Михаил Юрьевич мечтал снять кино по этому сценарию, вел переговоры — но не сложилось. Она написана как киноповесть — и сценарий, и блестящая проза. Для меня эта вещь моего учителя Михаила Угарова самая близкая — возможно, потому что я помню, как он писал ее, как менял названия (вначале она была «Полетное»), как устроил читку в Красноярске, начал репетиции в Москве и потом оставил. Бросил. Михаилу Юрьевичу всегда было неловко ставить собственные пьесы — нескромно, неудобно как‑то. Поэтому ставил других — Курочкина, Пряжко, Славу Дурненкова. Лену Гремину. Потом и писать уже было неудобно — ну зачем, когда нужно заниматься театром, посвятить этому театру жизнь. Он как будто все откладывал себя как автора или махнул рукой на это.
И, конечно, это ощущение без него, сиротство — от того, что он как‑то нефорсированно, издалека, уж не знаю как, становился всем нам отцом. Все хотели за ним ходить — курить, выпивать, сидеть, обсуждать. Интеллигентный отец-профессор, ироничный, добрый, отстраненный — и так его все любили. По тому, как он пепел сбрасывает, можно было понять, нравится ему идея или кажется душной.
Есть люди, которые входят в помещение, и становится хорошо.
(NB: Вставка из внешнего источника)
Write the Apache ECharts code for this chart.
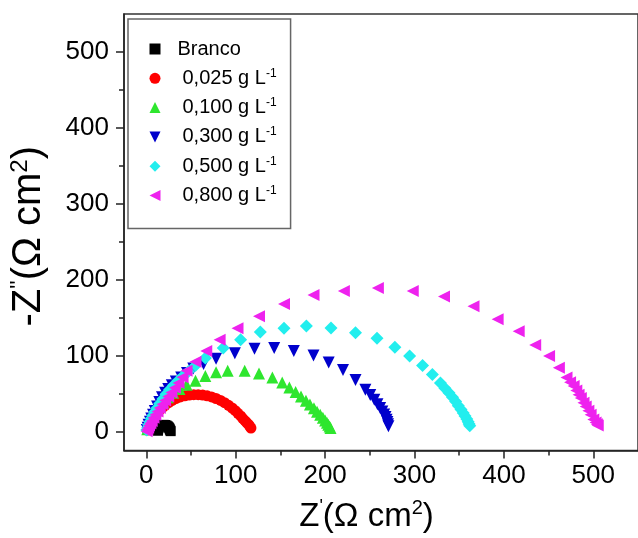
<!DOCTYPE html>
<html><head><meta charset="utf-8">
<script src="https://cdn.jsdelivr.net/npm/echarts@6/dist/echarts.min.js"></script>
<style>html,body{margin:0;padding:0;background:#fff}#c{width:638px;height:538px}</style>
</head><body><div id="c"></div>
<script>
// ---- data (Z', -Z'') ----
const seriesNames = ['Branco', '0,025 g L-1', '0,100 g L-1', '0,300 g L-1', '0,500 g L-1', '0,800 g L-1'];
const branco = [[13,1],[13.2,3],[13.8,5],[14.8,6.7],[16.2,7.8],[17.8,8.5],[19.4,8.8],[21,8.6],[22.5,8],[23.8,7],[24.8,5.8],[25.6,4.5],[26.2,3],[26.7,1.6],[27.2,0.5]];
const c025 = [[1,2],[2,5],[3.5,9],[5,13],[7,17],[9.5,21],[12,25],[15,28.5],[18,31.5],[21,34.5],[25,38],[29,41],[33,43.5],[38,45.5],[43,47],[48,48],[53,48.5],[58,48.5],[63,48],[68,47],[73,45.5],[78,43.5],[83,41],[87.5,38],[92,34.5],[96,31],[99.5,27.5],[102.5,24],[105.5,20.5],[108,17],[110.5,14],[112.5,11.5],[114.5,9],[116,6.5],[117,4.5]];
const c100 = [[1,3],[2,7],[3.5,11],[5,15],[7,19],[9,23],[12,28],[15,33],[19,39],[24,45],[30,51],[37,56],[45,61.5],[55,67],[66,73],[78,78],[91,80],[110,80],[126,76.5],[141,71],[152,64.5],[160,58],[167,52],[173,46],[178.5,40.5],[183,35.5],[187.5,30.5],[191,26],[194.5,22],[197.5,18],[200,14.5],[202,11.5],[203.5,9],[205,6.5],[206,4.5]];
const c300 = [[0.5,2],[1.5,5],[2.5,9],[4,13],[5.5,17],[7.5,22],[9.5,27],[12,33],[14.5,39],[17.5,45],[21,51],[24.5,56],[28.5,61],[33,66],[39,71],[45.5,77],[52.5,83],[64,89],[78,96],[99,103],[121,109],[143,110],[165,106],[187,100],[204,91],[220,81],[234,68],[245,55],[250.5,48],[255,42],[258.5,36],[261.5,31],[264,26.5],[266,22.5],[267.5,19],[268.7,15.5],[269.6,12.5],[270.3,9.5],[270.8,7]];
const c500 = [[0.5,2],[1.5,5],[2.5,9],[4,13],[5.5,17],[7.5,21.5],[9.5,26],[12,31],[15,37],[18.5,43],[22,49],[26,55],[30.5,61],[35.5,67],[41,73],[47,79],[55,87],[66,97],[86,110],[105.5,121],[127.5,131],[154,136],[179,139],[206.6,136.5],[234,130],[258,123],[278,111],[294.5,99.6],[309,87],[320,75],[329,64],[334,57],[338.5,51],[342.5,45],[346,39.5],[349,34],[352,29],[354.5,24.5],[356.5,20.5],[358.5,16.5],[360,13],[361,10],[361.8,7.5]];
const c800 = [[0.3,0.5],[1,2.5],[2,5],[3,8],[4.5,11],[6,14],[8,18],[10,22],[12.5,26.5],[15,31],[18,36],[21,41],[24.5,46],[28,51.5],[32,57.5],[36,64],[40.5,71.5],[45,80],[55,92],[67,106],[82,121],[102,136],[126,152],[154,168],[187,180],[221,185],[259,189],[298,185],[333,178],[366,165],[393,148],[416.5,132],[435,114],[450.5,99.6],[461.5,84],[470,71],[474,65],[478,60],[481,54],[483.5,48.5],[486,44],[489,38],[491.5,33],[494.5,27.5],[497,22],[500,16],[502.5,12],[504,9.5],[505,8]];
const xTicks = [0, 100, 200, 300, 400, 500];
const xMinor = [50, 150, 250, 350, 450];
const yTicks = [0, 100, 200, 300, 400, 500];
const yMinor = [50, 150, 250, 350, 450];

const FONT = 'Liberation Sans, Arial, Helvetica, sans-serif';
const axisColor = '#222';

const styles = [
  {data: branco, symbol: 'rect', size: 10, color: '#000000'},
  {data: c025, symbol: 'circle', size: 11, color: '#ff0000'},
  {data: c100, symbol: 'triangle', size: 12, color: '#2ee62e'},
  {data: c300, symbol: 'path://M0,0L10,0L5,10Z', size: 12, color: '#0000cc'},
  {data: c500, symbol: 'diamond', size: 13, color: '#22eeee'},
  {data: c800, symbol: 'path://M10,0L10,10L0,5Z', size: 12, color: '#ee22ee'}
];

const chart = echarts.init(document.getElementById('c'), null, {renderer: 'canvas'});
const option = {
  animation: false,
  backgroundColor: '#ffffff',
  grid: {left: 124, top: 14, right: -9, bottom: 85, show: true, borderColor: '#333', borderWidth: 1.5, backgroundColor: 'transparent'},
  legend: {
    orient: 'vertical', left: 128, top: 19,
    padding: [19, 14, 22, 21.5], itemGap: 7.3, itemWidth: 11, itemHeight: 11,
    borderColor: '#666', borderWidth: 1.5,
    data: seriesNames,
    formatter: function (name) {
      if (name === 'Branco') return '{a|Branco}';
      return '{n|' + name.replace(' L-1', ' L') + '}{s|-1}';
    },
    textStyle: {
      fontSize: 20, color: '#000', fontFamily: FONT, lineHeight: 22,
      rich: {
        a: {fontSize: 20, lineHeight: 22, fontFamily: FONT, color: '#000', padding: [0, 0, 0, 12]},
        n: {fontSize: 20, lineHeight: 22, fontFamily: FONT, color: '#000', padding: [0, 0, 0, 17]},
        s: {fontSize: 12, lineHeight: 12, fontFamily: FONT, color: '#000', verticalAlign: 'top'}
      }
    }
  },
  xAxis: [
    {
      type: 'value', min: -25, max: 550, position: 'bottom',
      axisLine: {onZero: false, lineStyle: {color: axisColor, width: 1.5}},
      axisTick: {show: true, customValues: xTicks, length: 8, lineStyle: {color: axisColor, width: 1.5}},
      axisLabel: {customValues: xTicks, margin: 12, color: '#000', fontSize: 26, fontFamily: FONT},
      splitLine: {show: false},
      name: '{t|Z}{p|\'}{t|(Ω cm}{s|2}{t|)}',
      nameLocation: 'middle', nameGap: 48,
      nameTextStyle: {
        padding: [0, 29, 0, 0],
        rich: {
          t: {fontSize: 33, fontFamily: FONT, color: '#000', lineHeight: 36},
          p: {fontSize: 18, fontFamily: FONT, color: '#000', lineHeight: 18, verticalAlign: 'top'},
          s: {fontSize: 20, fontFamily: FONT, color: '#000', lineHeight: 20, verticalAlign: 'top'}
        }
      }
    },
    {
      type: 'value', min: -25, max: 550, position: 'bottom',
      axisLine: {show: false, onZero: false},
      axisTick: {show: true, customValues: xMinor, length: 5, lineStyle: {color: axisColor, width: 1.5}},
      axisLabel: {show: false},
      splitLine: {show: false}
    }
  ],
  yAxis: [
    {
      type: 'value', min: -25, max: 550, position: 'left',
      axisLine: {onZero: false, lineStyle: {color: axisColor, width: 1.5}},
      axisTick: {show: true, customValues: yTicks, length: 8, lineStyle: {color: axisColor, width: 1.5}},
      axisLabel: {customValues: yTicks, margin: 15, color: '#000', fontSize: 26, fontFamily: FONT},
      splitLine: {show: false},
      name: '{t|-Z}{p|\'\'}{t|(Ω cm}{s|2}{t|)}',
      nameLocation: 'middle', nameGap: 74, nameRotate: 90,
      nameTextStyle: {
        padding: [0, 8, 0, 0],
        rich: {
          t: {fontSize: 40, fontFamily: FONT, color: '#000', lineHeight: 42},
          p: {fontSize: 22, fontFamily: FONT, color: '#000', lineHeight: 22, verticalAlign: 'top'},
          s: {fontSize: 24, fontFamily: FONT, color: '#000', lineHeight: 24, verticalAlign: 'top'}
        }
      }
    },
    {
      type: 'value', min: -25, max: 550, position: 'left',
      axisLine: {show: false, onZero: false},
      axisTick: {show: true, customValues: yMinor, length: 5, lineStyle: {color: axisColor, width: 1.5}},
      axisLabel: {show: false},
      splitLine: {show: false}
    }
  ],
  series: styles.map((s, i) => ({
    name: seriesNames[i],
    type: 'scatter',
    xAxisIndex: 0, yAxisIndex: 0,
    data: s.data,
    symbol: s.symbol,
    symbolSize: s.size,
    itemStyle: {color: s.color, opacity: 1},
    emphasis: {disabled: true}
  }))
};
chart.setOption(option);
</script>
</body></html>
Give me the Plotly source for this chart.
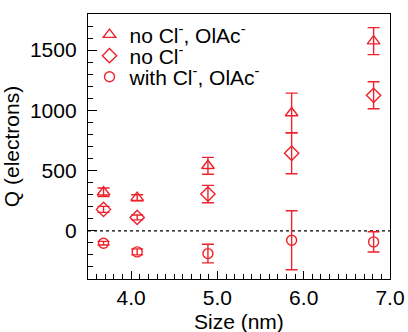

Угаров был такой. Какое‑то теплое смущение всегда от него было — и сам он мое смущение понимал. Наверное, у Будды были такие навыки.
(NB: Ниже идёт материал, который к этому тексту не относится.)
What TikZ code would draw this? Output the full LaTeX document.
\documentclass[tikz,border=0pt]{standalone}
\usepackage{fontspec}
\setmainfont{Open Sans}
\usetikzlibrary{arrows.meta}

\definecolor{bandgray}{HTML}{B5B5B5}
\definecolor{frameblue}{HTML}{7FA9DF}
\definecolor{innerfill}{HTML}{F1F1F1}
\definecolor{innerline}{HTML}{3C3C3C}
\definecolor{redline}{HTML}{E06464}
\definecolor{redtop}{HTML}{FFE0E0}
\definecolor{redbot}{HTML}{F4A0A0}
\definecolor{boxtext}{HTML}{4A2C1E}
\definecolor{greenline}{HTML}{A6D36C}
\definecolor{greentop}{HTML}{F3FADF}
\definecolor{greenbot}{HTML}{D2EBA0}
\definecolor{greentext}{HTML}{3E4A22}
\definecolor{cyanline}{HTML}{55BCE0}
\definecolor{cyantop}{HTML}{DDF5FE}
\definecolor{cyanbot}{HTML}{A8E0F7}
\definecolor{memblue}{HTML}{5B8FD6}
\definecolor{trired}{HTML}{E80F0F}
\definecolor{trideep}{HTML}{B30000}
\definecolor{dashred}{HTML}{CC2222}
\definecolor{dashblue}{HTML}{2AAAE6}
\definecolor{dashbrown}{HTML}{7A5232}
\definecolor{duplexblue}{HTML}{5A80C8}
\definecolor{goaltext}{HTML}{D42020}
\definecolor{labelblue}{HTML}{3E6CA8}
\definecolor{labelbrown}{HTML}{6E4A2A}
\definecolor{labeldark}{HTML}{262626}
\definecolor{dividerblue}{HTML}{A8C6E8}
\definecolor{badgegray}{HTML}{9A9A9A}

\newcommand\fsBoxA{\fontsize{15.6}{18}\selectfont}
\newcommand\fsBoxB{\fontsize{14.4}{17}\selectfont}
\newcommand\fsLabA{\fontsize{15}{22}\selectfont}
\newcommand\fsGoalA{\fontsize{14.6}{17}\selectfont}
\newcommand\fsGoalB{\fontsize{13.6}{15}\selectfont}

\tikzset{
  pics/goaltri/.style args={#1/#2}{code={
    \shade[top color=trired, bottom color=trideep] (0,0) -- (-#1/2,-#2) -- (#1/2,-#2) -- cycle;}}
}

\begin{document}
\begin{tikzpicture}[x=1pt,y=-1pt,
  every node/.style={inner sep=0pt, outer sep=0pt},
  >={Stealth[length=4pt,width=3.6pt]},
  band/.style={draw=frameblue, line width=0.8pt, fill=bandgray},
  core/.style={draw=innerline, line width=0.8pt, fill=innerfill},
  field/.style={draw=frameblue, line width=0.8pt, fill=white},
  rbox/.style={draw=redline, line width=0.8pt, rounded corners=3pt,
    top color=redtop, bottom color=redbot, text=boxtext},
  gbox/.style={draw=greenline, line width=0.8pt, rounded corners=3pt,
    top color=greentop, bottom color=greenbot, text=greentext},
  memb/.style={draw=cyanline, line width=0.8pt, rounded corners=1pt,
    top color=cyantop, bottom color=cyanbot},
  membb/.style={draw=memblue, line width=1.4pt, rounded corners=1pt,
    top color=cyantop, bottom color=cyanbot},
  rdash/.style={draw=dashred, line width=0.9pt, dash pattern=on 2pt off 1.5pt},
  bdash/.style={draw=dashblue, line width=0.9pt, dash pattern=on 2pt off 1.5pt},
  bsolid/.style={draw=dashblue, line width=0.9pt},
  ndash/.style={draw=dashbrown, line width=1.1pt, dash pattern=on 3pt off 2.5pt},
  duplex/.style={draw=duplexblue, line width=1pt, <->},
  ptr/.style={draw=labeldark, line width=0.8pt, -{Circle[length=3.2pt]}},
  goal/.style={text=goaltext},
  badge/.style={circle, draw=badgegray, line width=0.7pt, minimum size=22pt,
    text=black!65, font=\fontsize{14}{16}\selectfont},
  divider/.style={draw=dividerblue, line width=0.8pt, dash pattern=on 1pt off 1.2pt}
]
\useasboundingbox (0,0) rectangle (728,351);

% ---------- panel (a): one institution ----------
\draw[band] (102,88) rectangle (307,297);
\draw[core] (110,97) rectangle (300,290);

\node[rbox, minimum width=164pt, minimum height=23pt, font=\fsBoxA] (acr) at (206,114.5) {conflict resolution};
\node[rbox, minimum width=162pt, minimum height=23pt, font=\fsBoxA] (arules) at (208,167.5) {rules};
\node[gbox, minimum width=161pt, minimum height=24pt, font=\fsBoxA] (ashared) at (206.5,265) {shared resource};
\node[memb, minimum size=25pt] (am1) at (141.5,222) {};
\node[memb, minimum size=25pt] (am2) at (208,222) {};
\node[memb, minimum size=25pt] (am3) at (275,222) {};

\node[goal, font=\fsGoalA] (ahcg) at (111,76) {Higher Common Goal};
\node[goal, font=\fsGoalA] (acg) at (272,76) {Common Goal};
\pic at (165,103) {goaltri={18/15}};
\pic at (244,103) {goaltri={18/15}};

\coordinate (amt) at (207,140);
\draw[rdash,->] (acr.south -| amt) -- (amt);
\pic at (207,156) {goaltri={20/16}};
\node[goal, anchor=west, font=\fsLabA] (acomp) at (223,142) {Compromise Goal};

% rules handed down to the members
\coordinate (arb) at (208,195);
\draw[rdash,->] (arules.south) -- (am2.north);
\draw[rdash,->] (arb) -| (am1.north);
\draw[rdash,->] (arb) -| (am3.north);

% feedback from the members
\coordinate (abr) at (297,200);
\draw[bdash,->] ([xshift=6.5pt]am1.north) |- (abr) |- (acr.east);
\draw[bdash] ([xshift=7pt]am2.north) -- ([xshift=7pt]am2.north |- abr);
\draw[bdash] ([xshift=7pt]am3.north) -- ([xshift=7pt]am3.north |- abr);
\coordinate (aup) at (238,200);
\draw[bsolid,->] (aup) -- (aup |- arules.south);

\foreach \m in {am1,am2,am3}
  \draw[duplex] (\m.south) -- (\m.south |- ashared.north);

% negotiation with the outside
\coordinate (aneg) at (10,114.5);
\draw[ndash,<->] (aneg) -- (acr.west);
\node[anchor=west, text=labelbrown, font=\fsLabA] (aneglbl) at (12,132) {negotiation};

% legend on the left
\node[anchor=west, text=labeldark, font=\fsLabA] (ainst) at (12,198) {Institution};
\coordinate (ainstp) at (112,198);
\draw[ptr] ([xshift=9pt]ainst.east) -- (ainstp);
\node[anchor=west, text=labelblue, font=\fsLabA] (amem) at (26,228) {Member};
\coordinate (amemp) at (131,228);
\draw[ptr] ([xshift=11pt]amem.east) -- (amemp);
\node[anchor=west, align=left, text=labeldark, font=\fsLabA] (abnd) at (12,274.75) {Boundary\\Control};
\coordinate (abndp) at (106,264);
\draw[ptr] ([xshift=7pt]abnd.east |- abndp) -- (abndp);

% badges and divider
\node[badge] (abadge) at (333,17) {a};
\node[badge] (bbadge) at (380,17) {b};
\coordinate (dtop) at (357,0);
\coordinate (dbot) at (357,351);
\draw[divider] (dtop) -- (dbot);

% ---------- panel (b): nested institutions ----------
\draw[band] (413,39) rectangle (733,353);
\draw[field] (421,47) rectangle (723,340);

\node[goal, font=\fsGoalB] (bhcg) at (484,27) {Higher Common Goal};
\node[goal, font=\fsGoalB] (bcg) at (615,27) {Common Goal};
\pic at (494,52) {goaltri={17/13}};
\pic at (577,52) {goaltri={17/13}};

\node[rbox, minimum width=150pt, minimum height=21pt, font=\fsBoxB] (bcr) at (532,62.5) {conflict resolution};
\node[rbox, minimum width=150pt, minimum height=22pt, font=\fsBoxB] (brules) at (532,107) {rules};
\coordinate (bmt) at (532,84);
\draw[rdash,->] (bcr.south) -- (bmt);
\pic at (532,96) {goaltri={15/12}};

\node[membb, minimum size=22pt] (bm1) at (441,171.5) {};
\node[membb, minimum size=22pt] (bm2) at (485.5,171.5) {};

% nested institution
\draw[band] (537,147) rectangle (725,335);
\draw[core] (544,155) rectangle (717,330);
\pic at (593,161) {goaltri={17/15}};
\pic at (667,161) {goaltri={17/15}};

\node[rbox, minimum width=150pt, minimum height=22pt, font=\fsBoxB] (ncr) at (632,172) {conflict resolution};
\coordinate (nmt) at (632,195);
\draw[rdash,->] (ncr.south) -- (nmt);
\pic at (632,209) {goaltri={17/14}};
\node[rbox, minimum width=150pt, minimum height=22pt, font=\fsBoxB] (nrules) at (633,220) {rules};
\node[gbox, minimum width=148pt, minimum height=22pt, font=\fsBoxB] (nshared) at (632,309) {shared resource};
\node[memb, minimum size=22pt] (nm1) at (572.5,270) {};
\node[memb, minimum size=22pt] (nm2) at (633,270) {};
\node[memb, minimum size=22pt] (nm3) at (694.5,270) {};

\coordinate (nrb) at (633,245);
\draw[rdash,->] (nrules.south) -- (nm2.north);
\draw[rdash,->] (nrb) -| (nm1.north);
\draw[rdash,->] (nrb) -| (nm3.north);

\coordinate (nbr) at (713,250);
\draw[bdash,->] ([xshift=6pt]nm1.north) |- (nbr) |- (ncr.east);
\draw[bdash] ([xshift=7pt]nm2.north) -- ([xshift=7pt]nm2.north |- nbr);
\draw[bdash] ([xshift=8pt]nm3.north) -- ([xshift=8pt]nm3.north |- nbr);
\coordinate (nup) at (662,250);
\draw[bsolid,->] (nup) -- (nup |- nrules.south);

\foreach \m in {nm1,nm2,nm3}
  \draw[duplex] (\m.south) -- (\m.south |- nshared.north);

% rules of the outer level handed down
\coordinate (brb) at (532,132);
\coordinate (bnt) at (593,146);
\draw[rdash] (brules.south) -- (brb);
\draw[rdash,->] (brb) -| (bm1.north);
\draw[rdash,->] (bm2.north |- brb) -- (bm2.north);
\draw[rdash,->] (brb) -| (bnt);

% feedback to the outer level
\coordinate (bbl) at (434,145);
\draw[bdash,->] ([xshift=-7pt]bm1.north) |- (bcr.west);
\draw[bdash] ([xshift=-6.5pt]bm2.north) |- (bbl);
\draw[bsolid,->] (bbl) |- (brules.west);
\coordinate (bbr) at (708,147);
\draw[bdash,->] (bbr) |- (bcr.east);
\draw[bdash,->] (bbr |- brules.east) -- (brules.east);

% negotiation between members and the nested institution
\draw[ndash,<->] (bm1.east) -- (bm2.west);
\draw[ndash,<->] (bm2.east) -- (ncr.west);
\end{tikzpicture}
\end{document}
Его судьбу я как драматург, как его ученица буду примерять на себя — теперь, видимо, всегда. Он для меня — формула писателя, которому как ребенку было интересно в театре, и он все, что было, отдал театру, ничего для себя не оставив — ни заначки, не выиграв для себя никаких привилегий, регалий. Ему было неудобно, стыдно, много чести — лезть, настаивать, мелькать.
Одно утешает — что мы его любили. Успели его залюбить, я надеюсь. У него был талисман — плюшевый медведь. Мишка. Если бы он был им, мне кажется, его бы затерли до дыр от нежности.
В ЦИМе мы ставим «Море. Сосны», премьера на носу — со старыми доковцами (Лапшина, Юдников, Стам, Самохин, Маслодудов, из молодых его же последних спектаклей Даша Гайнуллина, Леша Любимов), которые каждое его слово играют не так, как Шекспира. На разборе на каждой реплике — разговоры: «Помню, мы с Угаровым…» Но ноль-позицию, судя по всему, не обеспечат. В «Доке» пройдут читки всех пьес Угарова. И все тоже грозит быть без ноль-позиции. Вместо нее любовь-позиция. Благодарность-позиция. Память-позиция. И снова любовь.